Keep the pictures out of the copy and repeat the records exactly.

## BEGIN Available records

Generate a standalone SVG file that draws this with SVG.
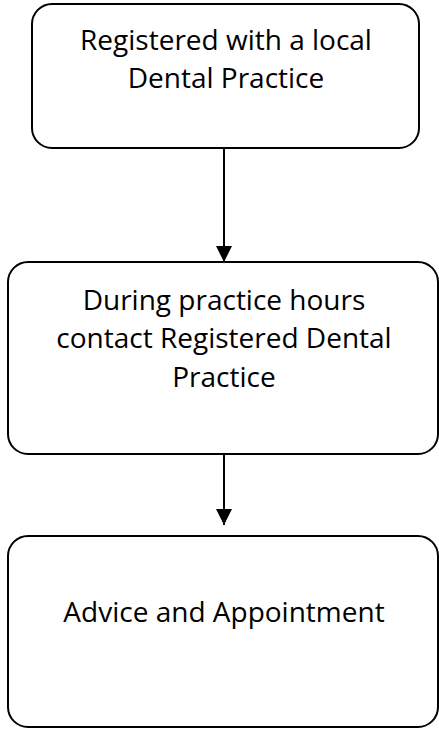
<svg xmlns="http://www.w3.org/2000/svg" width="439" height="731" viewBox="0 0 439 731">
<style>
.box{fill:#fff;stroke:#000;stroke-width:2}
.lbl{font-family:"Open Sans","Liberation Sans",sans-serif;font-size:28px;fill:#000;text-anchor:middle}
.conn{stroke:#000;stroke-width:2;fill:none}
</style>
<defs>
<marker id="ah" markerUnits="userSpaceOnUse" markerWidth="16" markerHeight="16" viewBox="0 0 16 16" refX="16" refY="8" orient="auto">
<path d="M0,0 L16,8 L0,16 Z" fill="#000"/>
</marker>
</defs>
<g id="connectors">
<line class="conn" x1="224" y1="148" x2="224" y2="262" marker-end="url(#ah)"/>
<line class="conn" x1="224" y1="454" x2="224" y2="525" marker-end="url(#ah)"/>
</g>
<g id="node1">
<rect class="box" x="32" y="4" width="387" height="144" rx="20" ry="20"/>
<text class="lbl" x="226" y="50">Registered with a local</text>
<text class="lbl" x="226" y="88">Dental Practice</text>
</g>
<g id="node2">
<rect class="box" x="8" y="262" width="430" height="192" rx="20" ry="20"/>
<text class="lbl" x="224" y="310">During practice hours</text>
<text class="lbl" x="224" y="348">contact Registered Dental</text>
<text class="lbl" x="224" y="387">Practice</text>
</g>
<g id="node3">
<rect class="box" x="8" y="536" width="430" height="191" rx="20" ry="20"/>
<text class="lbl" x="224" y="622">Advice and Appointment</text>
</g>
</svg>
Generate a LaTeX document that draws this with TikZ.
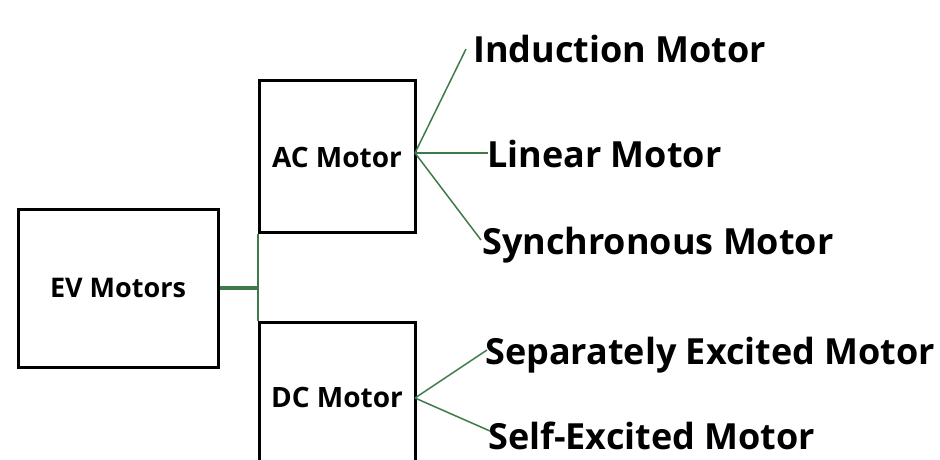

## END Available records

• Result of this task:
Generate a standalone SVG file that draws this with SVG.
<svg xmlns="http://www.w3.org/2000/svg" width="439" height="731" viewBox="0 0 439 731">
<style>
.box{fill:#fff;stroke:#000;stroke-width:2}
.lbl{font-family:"Open Sans","Liberation Sans",sans-serif;font-size:28px;fill:#000;text-anchor:middle}
.conn{stroke:#000;stroke-width:2;fill:none}
</style>
<defs>
<marker id="ah" markerUnits="userSpaceOnUse" markerWidth="16" markerHeight="16" viewBox="0 0 16 16" refX="16" refY="8" orient="auto">
<path d="M0,0 L16,8 L0,16 Z" fill="#000"/>
</marker>
</defs>
<g id="connectors">
<line class="conn" x1="224" y1="148" x2="224" y2="262" marker-end="url(#ah)"/>
<line class="conn" x1="224" y1="454" x2="224" y2="525" marker-end="url(#ah)"/>
</g>
<g id="node1">
<rect class="box" x="32" y="4" width="387" height="144" rx="20" ry="20"/>
<text class="lbl" x="226" y="50">Registered with a local</text>
<text class="lbl" x="226" y="88">Dental Practice</text>
</g>
<g id="node2">
<rect class="box" x="8" y="262" width="430" height="192" rx="20" ry="20"/>
<text class="lbl" x="224" y="310">During practice hours</text>
<text class="lbl" x="224" y="348">contact Registered Dental</text>
<text class="lbl" x="224" y="387">Practice</text>
</g>
<g id="node3">
<rect class="box" x="8" y="536" width="430" height="191" rx="20" ry="20"/>
<text class="lbl" x="224" y="622">Advice and Appointment</text>
</g>
</svg>
Generate a LaTeX document that draws this with TikZ.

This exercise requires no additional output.